Son kararınız mı Ekrem Bey?
Sabah Gazetesi Yazarı Melih Altınok'un (28.01.2022)'' Son kararınız mı Ekrem Bey?'' başlıklı yazısı.
Yönettiği kent kara teslim olmuşken sözcüsü Cenevre'de kayakta, kendisi de Boğaz'daki bir balıkçıda meze tattırırken yakalanan Ekrem İmamoğlu tartışmasında mesele "yemek" değil...
En yumuşak ifadeyle "sistematik olarak doğruyu söylememek"...
Zira;
1- Başkan ortalık iddialarla çalkalanırken önce, sanki böyle bir yemek asla yenmemiş, iddialar kuru iftiraymış gibi olayı yok saydı. Sosyal medyada yayılan görüntülere rağmen ağzını açmadı, bir tweet bile atmadı, attırmadı...

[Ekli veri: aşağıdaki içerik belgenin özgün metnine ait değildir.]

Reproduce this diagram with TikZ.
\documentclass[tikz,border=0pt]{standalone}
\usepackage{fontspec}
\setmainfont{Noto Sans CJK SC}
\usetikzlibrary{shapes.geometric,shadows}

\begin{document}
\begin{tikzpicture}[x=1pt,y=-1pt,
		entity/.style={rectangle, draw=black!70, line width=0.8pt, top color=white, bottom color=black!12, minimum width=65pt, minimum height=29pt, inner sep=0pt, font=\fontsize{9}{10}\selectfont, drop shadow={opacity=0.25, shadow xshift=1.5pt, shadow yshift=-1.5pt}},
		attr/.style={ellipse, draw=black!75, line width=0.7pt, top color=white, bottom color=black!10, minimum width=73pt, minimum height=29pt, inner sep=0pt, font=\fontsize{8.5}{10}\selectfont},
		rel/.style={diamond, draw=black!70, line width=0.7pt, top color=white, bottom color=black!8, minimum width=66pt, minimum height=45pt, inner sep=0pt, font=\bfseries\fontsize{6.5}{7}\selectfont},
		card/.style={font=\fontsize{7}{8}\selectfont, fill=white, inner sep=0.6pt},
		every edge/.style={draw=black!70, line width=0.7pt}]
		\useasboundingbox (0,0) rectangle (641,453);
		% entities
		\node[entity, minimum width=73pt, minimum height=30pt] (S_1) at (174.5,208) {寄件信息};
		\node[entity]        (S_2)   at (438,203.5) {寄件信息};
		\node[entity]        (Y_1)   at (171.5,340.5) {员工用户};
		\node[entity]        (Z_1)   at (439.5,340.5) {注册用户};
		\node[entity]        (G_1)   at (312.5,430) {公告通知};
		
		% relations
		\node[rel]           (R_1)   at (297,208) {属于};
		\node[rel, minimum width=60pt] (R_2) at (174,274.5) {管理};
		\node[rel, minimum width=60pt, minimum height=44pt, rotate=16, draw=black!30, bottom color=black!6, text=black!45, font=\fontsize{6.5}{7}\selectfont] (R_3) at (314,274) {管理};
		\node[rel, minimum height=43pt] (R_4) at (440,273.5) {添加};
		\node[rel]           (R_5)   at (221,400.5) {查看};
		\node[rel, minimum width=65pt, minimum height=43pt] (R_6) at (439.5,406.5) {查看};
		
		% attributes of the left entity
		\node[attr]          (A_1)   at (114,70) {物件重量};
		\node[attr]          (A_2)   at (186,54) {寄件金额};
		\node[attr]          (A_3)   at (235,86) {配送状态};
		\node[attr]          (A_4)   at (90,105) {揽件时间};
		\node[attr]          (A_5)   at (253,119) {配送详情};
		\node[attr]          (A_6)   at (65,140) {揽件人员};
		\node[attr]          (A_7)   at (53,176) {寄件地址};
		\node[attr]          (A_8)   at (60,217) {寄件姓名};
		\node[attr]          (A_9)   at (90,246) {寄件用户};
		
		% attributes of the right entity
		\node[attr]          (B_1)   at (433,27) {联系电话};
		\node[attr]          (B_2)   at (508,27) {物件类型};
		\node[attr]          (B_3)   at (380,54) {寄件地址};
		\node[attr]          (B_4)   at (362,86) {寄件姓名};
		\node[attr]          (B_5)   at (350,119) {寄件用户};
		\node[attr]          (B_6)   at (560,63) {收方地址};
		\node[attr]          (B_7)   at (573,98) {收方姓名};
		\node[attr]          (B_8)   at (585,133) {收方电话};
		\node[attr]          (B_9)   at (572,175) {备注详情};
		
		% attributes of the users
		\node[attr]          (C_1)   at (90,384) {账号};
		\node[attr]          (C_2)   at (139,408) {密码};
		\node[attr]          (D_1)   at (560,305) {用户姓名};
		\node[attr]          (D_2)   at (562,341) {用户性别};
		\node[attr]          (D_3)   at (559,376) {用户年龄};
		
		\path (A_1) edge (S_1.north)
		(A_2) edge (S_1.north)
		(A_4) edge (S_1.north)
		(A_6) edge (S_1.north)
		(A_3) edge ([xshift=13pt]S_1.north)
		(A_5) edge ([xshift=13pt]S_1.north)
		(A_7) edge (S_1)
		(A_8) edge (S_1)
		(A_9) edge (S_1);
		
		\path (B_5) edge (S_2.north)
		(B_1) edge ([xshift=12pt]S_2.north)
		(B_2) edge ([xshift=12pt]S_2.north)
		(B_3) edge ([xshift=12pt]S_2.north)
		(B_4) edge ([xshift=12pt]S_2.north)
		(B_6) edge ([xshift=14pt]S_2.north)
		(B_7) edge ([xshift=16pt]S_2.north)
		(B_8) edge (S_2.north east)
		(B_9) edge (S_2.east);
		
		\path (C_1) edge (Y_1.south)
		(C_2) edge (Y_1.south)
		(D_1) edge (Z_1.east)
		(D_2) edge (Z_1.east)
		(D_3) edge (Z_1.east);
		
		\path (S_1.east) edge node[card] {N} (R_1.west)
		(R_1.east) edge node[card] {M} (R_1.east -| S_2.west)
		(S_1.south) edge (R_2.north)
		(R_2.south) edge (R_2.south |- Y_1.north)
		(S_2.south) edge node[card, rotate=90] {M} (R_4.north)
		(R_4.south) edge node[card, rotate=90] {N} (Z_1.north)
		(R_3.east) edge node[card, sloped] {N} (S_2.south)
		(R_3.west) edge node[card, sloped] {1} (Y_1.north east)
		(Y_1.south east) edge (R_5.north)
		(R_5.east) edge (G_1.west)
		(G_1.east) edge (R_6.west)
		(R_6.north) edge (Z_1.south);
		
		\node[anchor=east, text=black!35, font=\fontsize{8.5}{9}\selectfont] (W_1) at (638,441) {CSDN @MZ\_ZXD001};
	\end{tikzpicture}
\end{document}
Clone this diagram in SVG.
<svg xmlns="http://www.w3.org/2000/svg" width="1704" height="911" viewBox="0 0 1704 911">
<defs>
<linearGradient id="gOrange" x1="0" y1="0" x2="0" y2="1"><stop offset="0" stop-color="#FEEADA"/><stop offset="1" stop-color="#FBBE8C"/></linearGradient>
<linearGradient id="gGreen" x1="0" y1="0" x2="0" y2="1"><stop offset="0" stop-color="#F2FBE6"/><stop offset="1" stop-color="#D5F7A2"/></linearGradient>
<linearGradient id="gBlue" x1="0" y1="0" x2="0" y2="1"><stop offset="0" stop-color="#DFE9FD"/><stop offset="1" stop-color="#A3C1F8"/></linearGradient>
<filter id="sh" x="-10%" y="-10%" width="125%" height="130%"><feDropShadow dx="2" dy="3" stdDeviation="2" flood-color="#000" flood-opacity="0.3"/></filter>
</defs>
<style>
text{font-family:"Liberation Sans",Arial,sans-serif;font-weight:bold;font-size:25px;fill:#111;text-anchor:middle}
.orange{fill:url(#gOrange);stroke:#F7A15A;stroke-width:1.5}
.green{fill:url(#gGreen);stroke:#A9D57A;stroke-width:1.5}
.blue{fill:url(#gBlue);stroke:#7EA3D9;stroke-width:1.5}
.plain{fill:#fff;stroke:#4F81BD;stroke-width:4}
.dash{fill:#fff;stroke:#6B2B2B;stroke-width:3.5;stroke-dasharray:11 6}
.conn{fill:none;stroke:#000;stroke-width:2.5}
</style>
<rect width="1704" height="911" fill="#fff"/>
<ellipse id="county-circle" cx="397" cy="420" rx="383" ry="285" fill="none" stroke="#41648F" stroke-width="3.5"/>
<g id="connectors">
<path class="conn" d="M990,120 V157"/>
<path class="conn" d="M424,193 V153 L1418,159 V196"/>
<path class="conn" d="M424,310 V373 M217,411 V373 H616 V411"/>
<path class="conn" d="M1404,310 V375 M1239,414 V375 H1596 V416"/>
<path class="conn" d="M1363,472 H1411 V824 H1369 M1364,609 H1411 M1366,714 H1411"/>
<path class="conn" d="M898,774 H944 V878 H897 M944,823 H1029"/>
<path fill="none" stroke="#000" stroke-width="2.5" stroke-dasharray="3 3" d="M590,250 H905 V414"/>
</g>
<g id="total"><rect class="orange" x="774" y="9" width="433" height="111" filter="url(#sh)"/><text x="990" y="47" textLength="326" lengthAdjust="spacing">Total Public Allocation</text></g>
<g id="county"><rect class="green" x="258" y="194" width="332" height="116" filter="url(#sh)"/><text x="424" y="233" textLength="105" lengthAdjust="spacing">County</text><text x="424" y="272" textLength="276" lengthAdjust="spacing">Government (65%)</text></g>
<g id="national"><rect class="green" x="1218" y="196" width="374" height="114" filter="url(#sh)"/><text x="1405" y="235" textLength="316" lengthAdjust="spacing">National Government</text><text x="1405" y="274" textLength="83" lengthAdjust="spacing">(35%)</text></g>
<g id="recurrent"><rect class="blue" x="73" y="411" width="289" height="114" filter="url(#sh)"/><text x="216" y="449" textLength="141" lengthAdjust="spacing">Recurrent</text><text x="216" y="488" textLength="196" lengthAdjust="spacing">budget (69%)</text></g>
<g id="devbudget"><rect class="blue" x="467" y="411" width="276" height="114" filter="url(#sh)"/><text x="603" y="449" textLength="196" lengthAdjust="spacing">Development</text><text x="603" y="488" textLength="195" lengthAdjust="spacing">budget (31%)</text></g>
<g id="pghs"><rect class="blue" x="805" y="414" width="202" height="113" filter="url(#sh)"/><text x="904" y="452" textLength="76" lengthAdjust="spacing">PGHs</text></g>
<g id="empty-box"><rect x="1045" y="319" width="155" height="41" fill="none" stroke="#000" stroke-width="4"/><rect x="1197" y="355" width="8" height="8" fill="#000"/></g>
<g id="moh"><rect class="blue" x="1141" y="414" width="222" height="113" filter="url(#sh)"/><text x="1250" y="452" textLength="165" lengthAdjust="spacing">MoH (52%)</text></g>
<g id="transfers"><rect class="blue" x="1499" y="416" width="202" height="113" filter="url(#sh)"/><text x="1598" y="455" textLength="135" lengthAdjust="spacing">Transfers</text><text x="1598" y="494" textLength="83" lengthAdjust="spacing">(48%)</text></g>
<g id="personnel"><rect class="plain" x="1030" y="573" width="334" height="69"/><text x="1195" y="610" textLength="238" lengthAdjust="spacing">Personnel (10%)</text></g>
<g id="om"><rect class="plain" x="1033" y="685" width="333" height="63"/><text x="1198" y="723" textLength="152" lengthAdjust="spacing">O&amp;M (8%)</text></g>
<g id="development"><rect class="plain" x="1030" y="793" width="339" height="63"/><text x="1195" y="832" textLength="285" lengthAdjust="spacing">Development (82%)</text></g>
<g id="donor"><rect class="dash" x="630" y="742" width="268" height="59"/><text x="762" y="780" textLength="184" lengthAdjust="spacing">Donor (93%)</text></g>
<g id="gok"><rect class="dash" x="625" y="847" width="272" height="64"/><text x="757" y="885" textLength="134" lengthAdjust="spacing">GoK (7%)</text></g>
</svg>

2- Sonra tartışma büyüyünce mecburen bir açıklama yaptı... "Ayaküstü akşam kayıntısı da mı yap'mıyak" mealinde savunmaya geçti.
3- Daha sonra da "İngiltere elçisiyle aylar öncesinden planlanmış bir iş yemeği" yediğini, iptal etmesinin şık olmayacağını falan söyledi.
4- Son olarak da aslında mesele, söylenenler, eleştiriler "Umurumda bile değil" dedi.
Şimdi bunlardan hangisi gerçek?
Çünkü "Troller eski fotoğraflarla başkanımıza iftira atıyorlar" diye savunmaya geçen en yüzsüz ve ünlü yandaşlar bile tweet'lerini apar topar sildiler.
İkinciyi de...
Malumunuz, Başkan'ın balıkçıda "ihtiyaç giderdiği" şeklindeki savunmayı yalanlayan da üçüncü açıklamasıyla bizzat Ekrem Bey oldu!
Gelelim üçe..
Emin misiniz Ekrem Bey?
Son söylediğinize inanacak olursak... Sayın Elçi'yle yemeğiniz İBB Başkanı'nın "şeffaf" programında yer alan bir görevse o halde niçin resmi olarak duyurmadınız? Dahası saklama ihtiyacı duydunuz?
Ve son olarak dört...
Son kararınız, ağzınızdan çıkan tek gerçek gibi görünüyor...
Evet, "Sahibiyim" dediğiniz "16 milyon İstanbullunun" (24.20.2019) ne düşündüğü hakikaten umurunuzda bile değilmiş.
Nasıl olsa "Karda mahsur kalırsam kalayım, yeter ki belediyenin kar küreme araçları lakerdalarla başkanımı buluştursun..." diyen efsunlaşmış kemik bir taban var arkanızda değil mi?